— Begin —

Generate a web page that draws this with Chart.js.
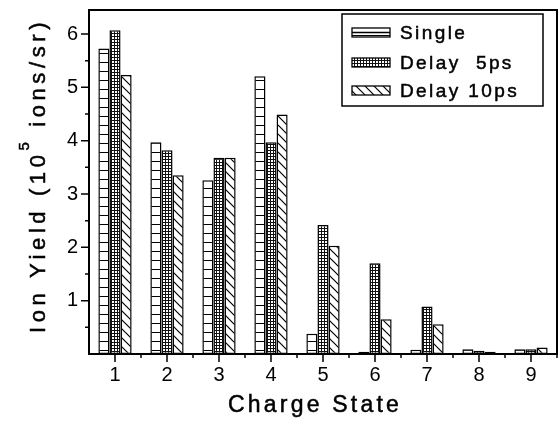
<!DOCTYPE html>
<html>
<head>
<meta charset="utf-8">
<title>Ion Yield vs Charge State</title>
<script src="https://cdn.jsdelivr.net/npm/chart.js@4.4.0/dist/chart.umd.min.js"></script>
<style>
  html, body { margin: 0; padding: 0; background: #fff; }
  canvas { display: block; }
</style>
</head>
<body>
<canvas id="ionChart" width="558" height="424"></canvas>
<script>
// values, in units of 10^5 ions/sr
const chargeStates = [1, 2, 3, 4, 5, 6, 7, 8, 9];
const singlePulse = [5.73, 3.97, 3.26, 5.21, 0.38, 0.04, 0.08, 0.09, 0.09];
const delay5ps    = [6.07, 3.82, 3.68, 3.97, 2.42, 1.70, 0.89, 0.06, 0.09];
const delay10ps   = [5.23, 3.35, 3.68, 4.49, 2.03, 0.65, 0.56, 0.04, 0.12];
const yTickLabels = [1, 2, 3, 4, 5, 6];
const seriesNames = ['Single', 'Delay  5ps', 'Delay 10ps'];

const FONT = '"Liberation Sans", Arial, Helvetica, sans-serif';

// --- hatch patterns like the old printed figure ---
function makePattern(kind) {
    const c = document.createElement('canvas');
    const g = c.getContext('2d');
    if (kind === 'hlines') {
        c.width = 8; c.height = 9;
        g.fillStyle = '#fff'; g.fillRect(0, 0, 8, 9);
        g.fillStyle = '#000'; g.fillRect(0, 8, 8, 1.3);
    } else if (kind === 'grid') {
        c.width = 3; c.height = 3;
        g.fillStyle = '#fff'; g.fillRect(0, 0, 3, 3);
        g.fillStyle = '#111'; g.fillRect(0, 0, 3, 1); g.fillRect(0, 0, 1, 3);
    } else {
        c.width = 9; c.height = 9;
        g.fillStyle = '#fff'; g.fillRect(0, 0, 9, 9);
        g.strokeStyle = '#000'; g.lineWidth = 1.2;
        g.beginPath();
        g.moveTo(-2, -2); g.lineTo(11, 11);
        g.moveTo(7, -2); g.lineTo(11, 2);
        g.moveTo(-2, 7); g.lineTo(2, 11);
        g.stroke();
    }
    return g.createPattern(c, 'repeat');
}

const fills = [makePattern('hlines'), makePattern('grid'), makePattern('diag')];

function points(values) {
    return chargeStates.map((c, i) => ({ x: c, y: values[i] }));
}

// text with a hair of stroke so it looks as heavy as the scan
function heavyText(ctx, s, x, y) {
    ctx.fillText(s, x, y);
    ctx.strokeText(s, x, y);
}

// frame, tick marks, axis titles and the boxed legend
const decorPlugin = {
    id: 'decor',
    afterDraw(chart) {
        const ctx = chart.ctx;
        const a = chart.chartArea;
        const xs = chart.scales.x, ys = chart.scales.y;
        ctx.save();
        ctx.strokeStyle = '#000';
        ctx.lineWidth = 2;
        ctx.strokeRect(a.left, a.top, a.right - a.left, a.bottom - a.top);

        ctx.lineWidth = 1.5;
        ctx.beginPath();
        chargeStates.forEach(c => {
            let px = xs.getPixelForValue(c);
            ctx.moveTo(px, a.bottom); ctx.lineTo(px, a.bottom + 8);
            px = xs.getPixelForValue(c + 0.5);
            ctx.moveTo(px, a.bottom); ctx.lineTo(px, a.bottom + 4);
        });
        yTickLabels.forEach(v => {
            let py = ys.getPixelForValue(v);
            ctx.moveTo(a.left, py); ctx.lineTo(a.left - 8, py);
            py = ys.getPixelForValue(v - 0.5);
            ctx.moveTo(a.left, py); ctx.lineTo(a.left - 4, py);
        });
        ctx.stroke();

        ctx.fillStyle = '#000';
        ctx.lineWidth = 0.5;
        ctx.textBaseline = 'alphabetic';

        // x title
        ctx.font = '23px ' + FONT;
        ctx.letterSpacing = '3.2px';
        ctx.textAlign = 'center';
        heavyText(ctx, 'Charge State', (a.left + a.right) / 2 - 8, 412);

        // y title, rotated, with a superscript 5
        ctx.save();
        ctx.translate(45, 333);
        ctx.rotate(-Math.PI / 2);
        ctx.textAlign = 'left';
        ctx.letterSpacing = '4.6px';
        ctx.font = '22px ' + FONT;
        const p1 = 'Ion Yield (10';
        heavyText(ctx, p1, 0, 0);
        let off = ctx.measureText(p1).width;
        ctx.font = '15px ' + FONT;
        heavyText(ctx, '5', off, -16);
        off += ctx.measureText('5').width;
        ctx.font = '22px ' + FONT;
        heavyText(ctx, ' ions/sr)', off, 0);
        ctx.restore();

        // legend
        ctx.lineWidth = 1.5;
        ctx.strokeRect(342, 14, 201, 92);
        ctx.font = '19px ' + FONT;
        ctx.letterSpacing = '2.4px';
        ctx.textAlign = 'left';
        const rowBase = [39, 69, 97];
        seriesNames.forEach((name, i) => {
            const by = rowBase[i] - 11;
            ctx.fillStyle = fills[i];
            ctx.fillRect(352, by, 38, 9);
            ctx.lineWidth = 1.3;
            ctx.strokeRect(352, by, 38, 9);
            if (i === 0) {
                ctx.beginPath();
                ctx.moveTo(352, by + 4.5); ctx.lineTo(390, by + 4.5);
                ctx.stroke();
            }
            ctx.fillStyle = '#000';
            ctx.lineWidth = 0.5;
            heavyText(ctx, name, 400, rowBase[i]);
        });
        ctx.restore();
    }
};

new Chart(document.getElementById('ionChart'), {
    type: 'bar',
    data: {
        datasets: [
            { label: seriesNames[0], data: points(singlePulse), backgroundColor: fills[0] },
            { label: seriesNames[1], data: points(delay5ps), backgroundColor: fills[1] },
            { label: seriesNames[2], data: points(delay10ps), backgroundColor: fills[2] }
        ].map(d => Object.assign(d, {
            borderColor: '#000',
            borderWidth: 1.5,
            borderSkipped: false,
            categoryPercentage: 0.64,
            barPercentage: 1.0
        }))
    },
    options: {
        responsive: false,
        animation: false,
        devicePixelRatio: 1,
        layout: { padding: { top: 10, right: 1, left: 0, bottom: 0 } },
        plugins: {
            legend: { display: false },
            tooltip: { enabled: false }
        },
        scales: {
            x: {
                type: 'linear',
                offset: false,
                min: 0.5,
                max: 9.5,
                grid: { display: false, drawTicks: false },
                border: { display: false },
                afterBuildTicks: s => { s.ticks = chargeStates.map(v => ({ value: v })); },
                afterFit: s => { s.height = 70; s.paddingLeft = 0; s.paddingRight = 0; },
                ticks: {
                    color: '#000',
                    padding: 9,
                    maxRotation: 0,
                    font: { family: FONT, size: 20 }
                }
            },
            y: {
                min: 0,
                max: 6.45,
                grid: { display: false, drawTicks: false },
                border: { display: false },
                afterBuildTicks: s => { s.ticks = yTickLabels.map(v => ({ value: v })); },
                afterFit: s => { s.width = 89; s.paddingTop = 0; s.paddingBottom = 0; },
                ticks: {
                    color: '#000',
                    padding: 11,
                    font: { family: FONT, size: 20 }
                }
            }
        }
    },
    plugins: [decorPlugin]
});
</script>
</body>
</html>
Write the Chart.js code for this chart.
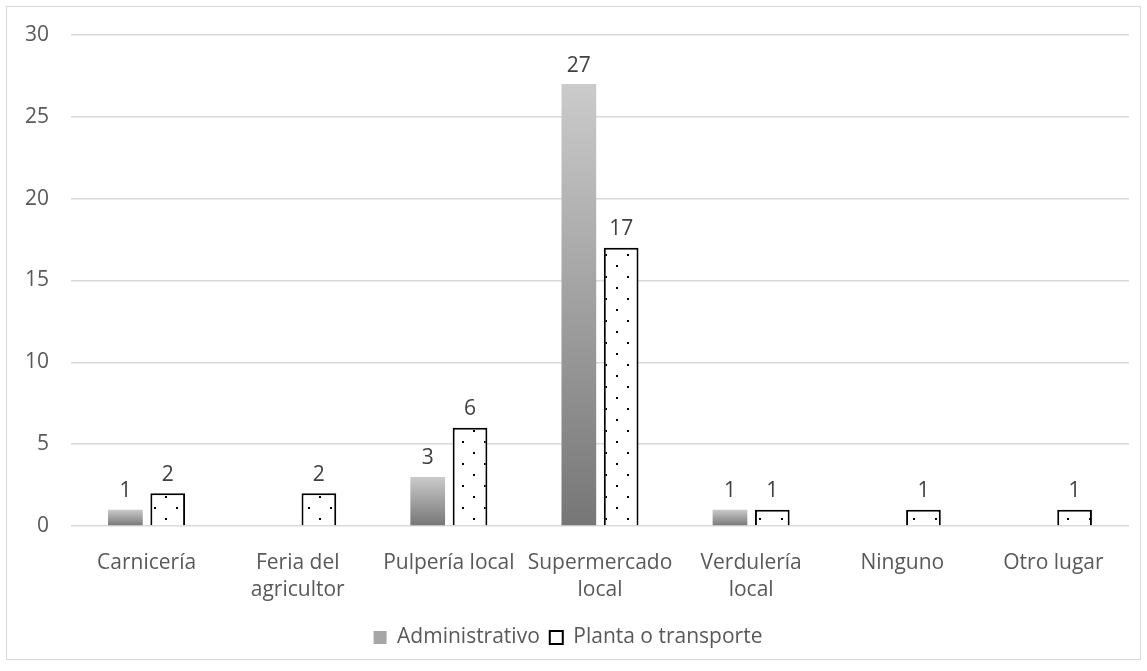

— End —

**Instruction**
Restate the entire listing word for word, excluding pictures.

**Output for this exercise**
Generate a web page that draws this with Chart.js.
<!DOCTYPE html>
<html>
<head>
<meta charset="utf-8">
<title>Ion Yield vs Charge State</title>
<script src="https://cdn.jsdelivr.net/npm/chart.js@4.4.0/dist/chart.umd.min.js"></script>
<style>
  html, body { margin: 0; padding: 0; background: #fff; }
  canvas { display: block; }
</style>
</head>
<body>
<canvas id="ionChart" width="558" height="424"></canvas>
<script>
// values, in units of 10^5 ions/sr
const chargeStates = [1, 2, 3, 4, 5, 6, 7, 8, 9];
const singlePulse = [5.73, 3.97, 3.26, 5.21, 0.38, 0.04, 0.08, 0.09, 0.09];
const delay5ps    = [6.07, 3.82, 3.68, 3.97, 2.42, 1.70, 0.89, 0.06, 0.09];
const delay10ps   = [5.23, 3.35, 3.68, 4.49, 2.03, 0.65, 0.56, 0.04, 0.12];
const yTickLabels = [1, 2, 3, 4, 5, 6];
const seriesNames = ['Single', 'Delay  5ps', 'Delay 10ps'];

const FONT = '"Liberation Sans", Arial, Helvetica, sans-serif';

// --- hatch patterns like the old printed figure ---
function makePattern(kind) {
    const c = document.createElement('canvas');
    const g = c.getContext('2d');
    if (kind === 'hlines') {
        c.width = 8; c.height = 9;
        g.fillStyle = '#fff'; g.fillRect(0, 0, 8, 9);
        g.fillStyle = '#000'; g.fillRect(0, 8, 8, 1.3);
    } else if (kind === 'grid') {
        c.width = 3; c.height = 3;
        g.fillStyle = '#fff'; g.fillRect(0, 0, 3, 3);
        g.fillStyle = '#111'; g.fillRect(0, 0, 3, 1); g.fillRect(0, 0, 1, 3);
    } else {
        c.width = 9; c.height = 9;
        g.fillStyle = '#fff'; g.fillRect(0, 0, 9, 9);
        g.strokeStyle = '#000'; g.lineWidth = 1.2;
        g.beginPath();
        g.moveTo(-2, -2); g.lineTo(11, 11);
        g.moveTo(7, -2); g.lineTo(11, 2);
        g.moveTo(-2, 7); g.lineTo(2, 11);
        g.stroke();
    }
    return g.createPattern(c, 'repeat');
}

const fills = [makePattern('hlines'), makePattern('grid'), makePattern('diag')];

function points(values) {
    return chargeStates.map((c, i) => ({ x: c, y: values[i] }));
}

// text with a hair of stroke so it looks as heavy as the scan
function heavyText(ctx, s, x, y) {
    ctx.fillText(s, x, y);
    ctx.strokeText(s, x, y);
}

// frame, tick marks, axis titles and the boxed legend
const decorPlugin = {
    id: 'decor',
    afterDraw(chart) {
        const ctx = chart.ctx;
        const a = chart.chartArea;
        const xs = chart.scales.x, ys = chart.scales.y;
        ctx.save();
        ctx.strokeStyle = '#000';
        ctx.lineWidth = 2;
        ctx.strokeRect(a.left, a.top, a.right - a.left, a.bottom - a.top);

        ctx.lineWidth = 1.5;
        ctx.beginPath();
        chargeStates.forEach(c => {
            let px = xs.getPixelForValue(c);
            ctx.moveTo(px, a.bottom); ctx.lineTo(px, a.bottom + 8);
            px = xs.getPixelForValue(c + 0.5);
            ctx.moveTo(px, a.bottom); ctx.lineTo(px, a.bottom + 4);
        });
        yTickLabels.forEach(v => {
            let py = ys.getPixelForValue(v);
            ctx.moveTo(a.left, py); ctx.lineTo(a.left - 8, py);
            py = ys.getPixelForValue(v - 0.5);
            ctx.moveTo(a.left, py); ctx.lineTo(a.left - 4, py);
        });
        ctx.stroke();

        ctx.fillStyle = '#000';
        ctx.lineWidth = 0.5;
        ctx.textBaseline = 'alphabetic';

        // x title
        ctx.font = '23px ' + FONT;
        ctx.letterSpacing = '3.2px';
        ctx.textAlign = 'center';
        heavyText(ctx, 'Charge State', (a.left + a.right) / 2 - 8, 412);

        // y title, rotated, with a superscript 5
        ctx.save();
        ctx.translate(45, 333);
        ctx.rotate(-Math.PI / 2);
        ctx.textAlign = 'left';
        ctx.letterSpacing = '4.6px';
        ctx.font = '22px ' + FONT;
        const p1 = 'Ion Yield (10';
        heavyText(ctx, p1, 0, 0);
        let off = ctx.measureText(p1).width;
        ctx.font = '15px ' + FONT;
        heavyText(ctx, '5', off, -16);
        off += ctx.measureText('5').width;
        ctx.font = '22px ' + FONT;
        heavyText(ctx, ' ions/sr)', off, 0);
        ctx.restore();

        // legend
        ctx.lineWidth = 1.5;
        ctx.strokeRect(342, 14, 201, 92);
        ctx.font = '19px ' + FONT;
        ctx.letterSpacing = '2.4px';
        ctx.textAlign = 'left';
        const rowBase = [39, 69, 97];
        seriesNames.forEach((name, i) => {
            const by = rowBase[i] - 11;
            ctx.fillStyle = fills[i];
            ctx.fillRect(352, by, 38, 9);
            ctx.lineWidth = 1.3;
            ctx.strokeRect(352, by, 38, 9);
            if (i === 0) {
                ctx.beginPath();
                ctx.moveTo(352, by + 4.5); ctx.lineTo(390, by + 4.5);
                ctx.stroke();
            }
            ctx.fillStyle = '#000';
            ctx.lineWidth = 0.5;
            heavyText(ctx, name, 400, rowBase[i]);
        });
        ctx.restore();
    }
};

new Chart(document.getElementById('ionChart'), {
    type: 'bar',
    data: {
        datasets: [
            { label: seriesNames[0], data: points(singlePulse), backgroundColor: fills[0] },
            { label: seriesNames[1], data: points(delay5ps), backgroundColor: fills[1] },
            { label: seriesNames[2], data: points(delay10ps), backgroundColor: fills[2] }
        ].map(d => Object.assign(d, {
            borderColor: '#000',
            borderWidth: 1.5,
            borderSkipped: false,
            categoryPercentage: 0.64,
            barPercentage: 1.0
        }))
    },
    options: {
        responsive: false,
        animation: false,
        devicePixelRatio: 1,
        layout: { padding: { top: 10, right: 1, left: 0, bottom: 0 } },
        plugins: {
            legend: { display: false },
            tooltip: { enabled: false }
        },
        scales: {
            x: {
                type: 'linear',
                offset: false,
                min: 0.5,
                max: 9.5,
                grid: { display: false, drawTicks: false },
                border: { display: false },
                afterBuildTicks: s => { s.ticks = chargeStates.map(v => ({ value: v })); },
                afterFit: s => { s.height = 70; s.paddingLeft = 0; s.paddingRight = 0; },
                ticks: {
                    color: '#000',
                    padding: 9,
                    maxRotation: 0,
                    font: { family: FONT, size: 20 }
                }
            },
            y: {
                min: 0,
                max: 6.45,
                grid: { display: false, drawTicks: false },
                border: { display: false },
                afterBuildTicks: s => { s.ticks = yTickLabels.map(v => ({ value: v })); },
                afterFit: s => { s.width = 89; s.paddingTop = 0; s.paddingBottom = 0; },
                ticks: {
                    color: '#000',
                    padding: 11,
                    font: { family: FONT, size: 20 }
                }
            }
        }
    },
    plugins: [decorPlugin]
});
</script>
</body>
</html>
Write the Chart.js code for this chart.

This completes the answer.